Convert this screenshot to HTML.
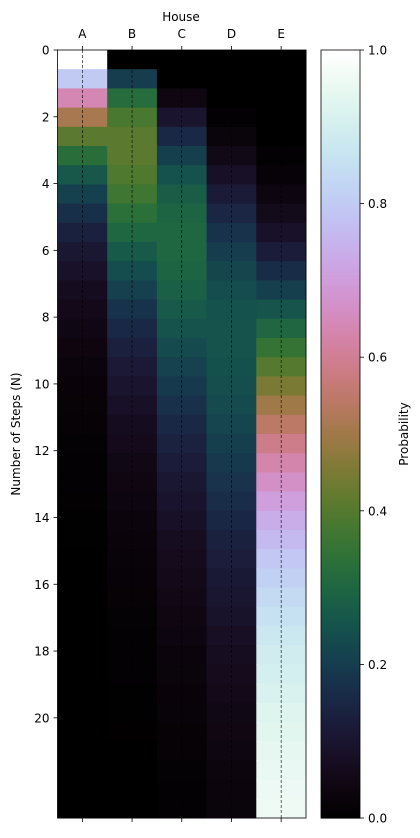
<!DOCTYPE html>
<html><head><meta charset="utf-8"><style>
html,body{margin:0;padding:0;background:#fff;}
svg{display:block;font-family:"DejaVu Sans","Liberation Sans",sans-serif;}
</style></head><body>
<svg id="chart" width="420" height="838" viewBox="0 0 420 838"></svg>
<script>
const houses = ["A","B","C","D","E"];
const probA = [1,.8,.64,.512,.4096,.3277,.2621,.2097,.1678,.1342,.1074,.0859,.0687,.055,.044,.0352,.0281,.0225,.018,.0144,.0115,.0092,.0074,.0059,.0047,.0038,.003,.0024,.0019,.0015,.0012,.001,.0008,.0006,.0005,.0004,.0003,.0003,.0002,.0002];
const probB = [0,.2,.32,.384,.4096,.4096,.3932,.367,.3355,.302,.2684,.2362,.2062,.1787,.154,.1319,.1126,.0957,.0811,.0685,.0576,.0484,.0405,.0338,.0283,.0236,.0197,.0164,.0136,.0113,.0093,.0077,.0064,.0053,.0044,.0036,.003,.0025,.002,.0017];
const probC = [0,0,.04,.096,.1536,.2048,.2458,.2753,.2936,.302,.302,.2953,.2835,.2681,.2502,.2308,.2111,.1914,.1723,.1541,.1368,.121,.1063,.093,.0814,.0708,.0616,.0533,.0459,.0396,.0337,.0289,.0248,.0212,.0182,.0153,.0131,.0113,.0093,.0081];
const probD = [0,0,0,.008,.0256,.0512,.0819,.1147,.1468,.1762,.2013,.2215,.2363,.2458,.2502,.25,.2463,.2393,.2297,.2183,.2052,.1916,.1772,.1628,.1492,.1357,.1232,.111,.0995,.0891,.0786,.0698,.062,.0548,.0485,.0421,.0371,.033,.0279,.025];
const probE = [0,0,0,0,.0016,.0067,.017,.0333,.0563,.0856,.1209,.1611,.2053,.2524,.3016,.3521,.4019,.4511,.4989,.5447,.5889,.6298,.6686,.7045,.7364,.7661,.7925,.8169,.8391,.8585,.8772,.8926,.906,.9181,.9284,.9386,.9465,.9529,.9606,.965];
const yTicks = [0,2,4,6,8,10,12,14,16,18,20];
const cbTicks = [0,0.2,0.4,0.6,0.8,1.0];

const NS="http://www.w3.org/2000/svg";
const svg=document.getElementById('chart');
function mk(t,a,p){const e=document.createElementNS(NS,t);for(const k in a)e.setAttribute(k,a[k]);(p||svg).appendChild(e);return e;}
function cubehelix(x){
  const a=x*(1-x)/2, phi=2*Math.PI*(0.5/3-1.5*x);
  const c=Math.cos(phi), s=Math.sin(phi);
  const f=v=>Math.round(255*Math.max(0,Math.min(1,v)));
  const r=x+a*(-0.14861*c+1.78277*s), g=x+a*(-0.29227*c-0.90649*s), b=x+a*(1.97294*c);
  return `rgb(${f(r)},${f(g)},${f(b)})`;
}
const X0=57.5,X1=306,Y0=50,Y1=818,YMAX=23;
const cols=[probA,probB,probC,probD,probE];
const nRows=probA.length;
const colW=(X1-X0)/houses.length, rowH=(Y1-Y0)/nRows;
const xCenter=i=>X0+(i+0.5)*colW;
const yScale=v=>Y0+v*(Y1-Y0)/YMAX;

const cells=mk('g',{});


cols.forEach((arr,ci)=>{arr.forEach((v,ri)=>{
  const r=mk('rect',{x:X0+ci*colW,y:Y0+ri*rowH,width:colW+0.5,height:rowH+0.5,fill:cubehelix(v)},cells);
  
  
});});
houses.forEach((h,i)=>{
  const l=mk('line',{x1:xCenter(i),x2:xCenter(i),y1:Y0,y2:Y1,stroke:'#000','stroke-width':0.6,'stroke-dasharray':'3,2'});
  
  
  const t=mk('line',{x1:xCenter(i),x2:xCenter(i),y1:Y0,y2:Y0-4,stroke:'#000','stroke-width':0.8});
  
  
  const b=mk('line',{x1:xCenter(i),x2:xCenter(i),y1:Y1,y2:Y1+4,stroke:'#000','stroke-width':0.8});
  
  
  const tx=mk('text',{x:xCenter(i),y:38,'font-size':12,'text-anchor':'middle',fill:'#000'});
  tx.textContent=h;
  
  
});
const frame=mk('rect',{x:X0,y:Y0,width:X1-X0,height:Y1-Y0,fill:'none',stroke:'#000','stroke-width':0.8});


yTicks.forEach(v=>{
  const t=mk('line',{x1:X0,x2:X0-4,y1:yScale(v),y2:yScale(v),stroke:'#000','stroke-width':0.8});
  
  
  const tx=mk('text',{x:X0-8,y:yScale(v)+4.5,'font-size':12,'text-anchor':'end',fill:'#000'});
  tx.textContent=v;
  
  
});
const CX0=321,CX1=360;
const cb=mk('g',{});


const N=256;
for(let k=0;k<N;k++){
  const v=k/(N-1), h=(Y1-Y0)/N;
  mk('rect',{x:CX0,y:Y1-(k+1)*h,width:CX1-CX0,height:h+0.6,fill:cubehelix(v)},cb);
}
mk('rect',{x:CX0,y:Y0,width:CX1-CX0,height:Y1-Y0,fill:'none',stroke:'#000','stroke-width':0.8},cb);
cbTicks.forEach(v=>{
  const y=Y1-v*(Y1-Y0);
  const t=mk('line',{x1:CX1,x2:CX1+4,y1:y,y2:y,stroke:'#000','stroke-width':0.8});
  
  
  const tx=mk('text',{x:CX1+8,y:y+4.5,'font-size':12,fill:'#000'});
  tx.textContent=v.toFixed(1);
  
  
});
const t1=mk('text',{x:181,y:21,'font-size':12,'text-anchor':'middle'});
t1.textContent='House';


const t2=mk('text',{x:0,y:0,'font-size':12,'text-anchor':'middle',transform:'translate(20,434) rotate(-90)'});
t2.textContent='Number of Steps (N)';


const t3=mk('text',{x:0,y:0,'font-size':12,'text-anchor':'middle',transform:'translate(408,434) rotate(-90)'});
t3.textContent='Probability';


</script>
</body></html>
_____
▸ **Stated task**
Restate the entire listing word for word, excluding pictures.

▸ **Written reply**
Convert this screenshot to HTML.
<!DOCTYPE html>
<html><head><meta charset="utf-8"><style>
html,body{margin:0;padding:0;background:#fff;}
svg{display:block;font-family:"DejaVu Sans","Liberation Sans",sans-serif;}
</style></head><body>
<svg id="chart" width="420" height="838" viewBox="0 0 420 838"></svg>
<script>
const houses = ["A","B","C","D","E"];
const probA = [1,.8,.64,.512,.4096,.3277,.2621,.2097,.1678,.1342,.1074,.0859,.0687,.055,.044,.0352,.0281,.0225,.018,.0144,.0115,.0092,.0074,.0059,.0047,.0038,.003,.0024,.0019,.0015,.0012,.001,.0008,.0006,.0005,.0004,.0003,.0003,.0002,.0002];
const probB = [0,.2,.32,.384,.4096,.4096,.3932,.367,.3355,.302,.2684,.2362,.2062,.1787,.154,.1319,.1126,.0957,.0811,.0685,.0576,.0484,.0405,.0338,.0283,.0236,.0197,.0164,.0136,.0113,.0093,.0077,.0064,.0053,.0044,.0036,.003,.0025,.002,.0017];
const probC = [0,0,.04,.096,.1536,.2048,.2458,.2753,.2936,.302,.302,.2953,.2835,.2681,.2502,.2308,.2111,.1914,.1723,.1541,.1368,.121,.1063,.093,.0814,.0708,.0616,.0533,.0459,.0396,.0337,.0289,.0248,.0212,.0182,.0153,.0131,.0113,.0093,.0081];
const probD = [0,0,0,.008,.0256,.0512,.0819,.1147,.1468,.1762,.2013,.2215,.2363,.2458,.2502,.25,.2463,.2393,.2297,.2183,.2052,.1916,.1772,.1628,.1492,.1357,.1232,.111,.0995,.0891,.0786,.0698,.062,.0548,.0485,.0421,.0371,.033,.0279,.025];
const probE = [0,0,0,0,.0016,.0067,.017,.0333,.0563,.0856,.1209,.1611,.2053,.2524,.3016,.3521,.4019,.4511,.4989,.5447,.5889,.6298,.6686,.7045,.7364,.7661,.7925,.8169,.8391,.8585,.8772,.8926,.906,.9181,.9284,.9386,.9465,.9529,.9606,.965];
const yTicks = [0,2,4,6,8,10,12,14,16,18,20];
const cbTicks = [0,0.2,0.4,0.6,0.8,1.0];

const NS="http://www.w3.org/2000/svg";
const svg=document.getElementById('chart');
function mk(t,a,p){const e=document.createElementNS(NS,t);for(const k in a)e.setAttribute(k,a[k]);(p||svg).appendChild(e);return e;}
function cubehelix(x){
  const a=x*(1-x)/2, phi=2*Math.PI*(0.5/3-1.5*x);
  const c=Math.cos(phi), s=Math.sin(phi);
  const f=v=>Math.round(255*Math.max(0,Math.min(1,v)));
  const r=x+a*(-0.14861*c+1.78277*s), g=x+a*(-0.29227*c-0.90649*s), b=x+a*(1.97294*c);
  return `rgb(${f(r)},${f(g)},${f(b)})`;
}
const X0=57.5,X1=306,Y0=50,Y1=818,YMAX=23;
const cols=[probA,probB,probC,probD,probE];
const nRows=probA.length;
const colW=(X1-X0)/houses.length, rowH=(Y1-Y0)/nRows;
const xCenter=i=>X0+(i+0.5)*colW;
const yScale=v=>Y0+v*(Y1-Y0)/YMAX;

const cells=mk('g',{});


cols.forEach((arr,ci)=>{arr.forEach((v,ri)=>{
  const r=mk('rect',{x:X0+ci*colW,y:Y0+ri*rowH,width:colW+0.5,height:rowH+0.5,fill:cubehelix(v)},cells);
  
  
});});
houses.forEach((h,i)=>{
  const l=mk('line',{x1:xCenter(i),x2:xCenter(i),y1:Y0,y2:Y1,stroke:'#000','stroke-width':0.6,'stroke-dasharray':'3,2'});
  
  
  const t=mk('line',{x1:xCenter(i),x2:xCenter(i),y1:Y0,y2:Y0-4,stroke:'#000','stroke-width':0.8});
  
  
  const b=mk('line',{x1:xCenter(i),x2:xCenter(i),y1:Y1,y2:Y1+4,stroke:'#000','stroke-width':0.8});
  
  
  const tx=mk('text',{x:xCenter(i),y:38,'font-size':12,'text-anchor':'middle',fill:'#000'});
  tx.textContent=h;
  
  
});
const frame=mk('rect',{x:X0,y:Y0,width:X1-X0,height:Y1-Y0,fill:'none',stroke:'#000','stroke-width':0.8});


yTicks.forEach(v=>{
  const t=mk('line',{x1:X0,x2:X0-4,y1:yScale(v),y2:yScale(v),stroke:'#000','stroke-width':0.8});
  
  
  const tx=mk('text',{x:X0-8,y:yScale(v)+4.5,'font-size':12,'text-anchor':'end',fill:'#000'});
  tx.textContent=v;
  
  
});
const CX0=321,CX1=360;
const cb=mk('g',{});


const N=256;
for(let k=0;k<N;k++){
  const v=k/(N-1), h=(Y1-Y0)/N;
  mk('rect',{x:CX0,y:Y1-(k+1)*h,width:CX1-CX0,height:h+0.6,fill:cubehelix(v)},cb);
}
mk('rect',{x:CX0,y:Y0,width:CX1-CX0,height:Y1-Y0,fill:'none',stroke:'#000','stroke-width':0.8},cb);
cbTicks.forEach(v=>{
  const y=Y1-v*(Y1-Y0);
  const t=mk('line',{x1:CX1,x2:CX1+4,y1:y,y2:y,stroke:'#000','stroke-width':0.8});
  
  
  const tx=mk('text',{x:CX1+8,y:y+4.5,'font-size':12,fill:'#000'});
  tx.textContent=v.toFixed(1);
  
  
});
const t1=mk('text',{x:181,y:21,'font-size':12,'text-anchor':'middle'});
t1.textContent='House';


const t2=mk('text',{x:0,y:0,'font-size':12,'text-anchor':'middle',transform:'translate(20,434) rotate(-90)'});
t2.textContent='Number of Steps (N)';


const t3=mk('text',{x:0,y:0,'font-size':12,'text-anchor':'middle',transform:'translate(408,434) rotate(-90)'});
t3.textContent='Probability';


</script>
</body></html>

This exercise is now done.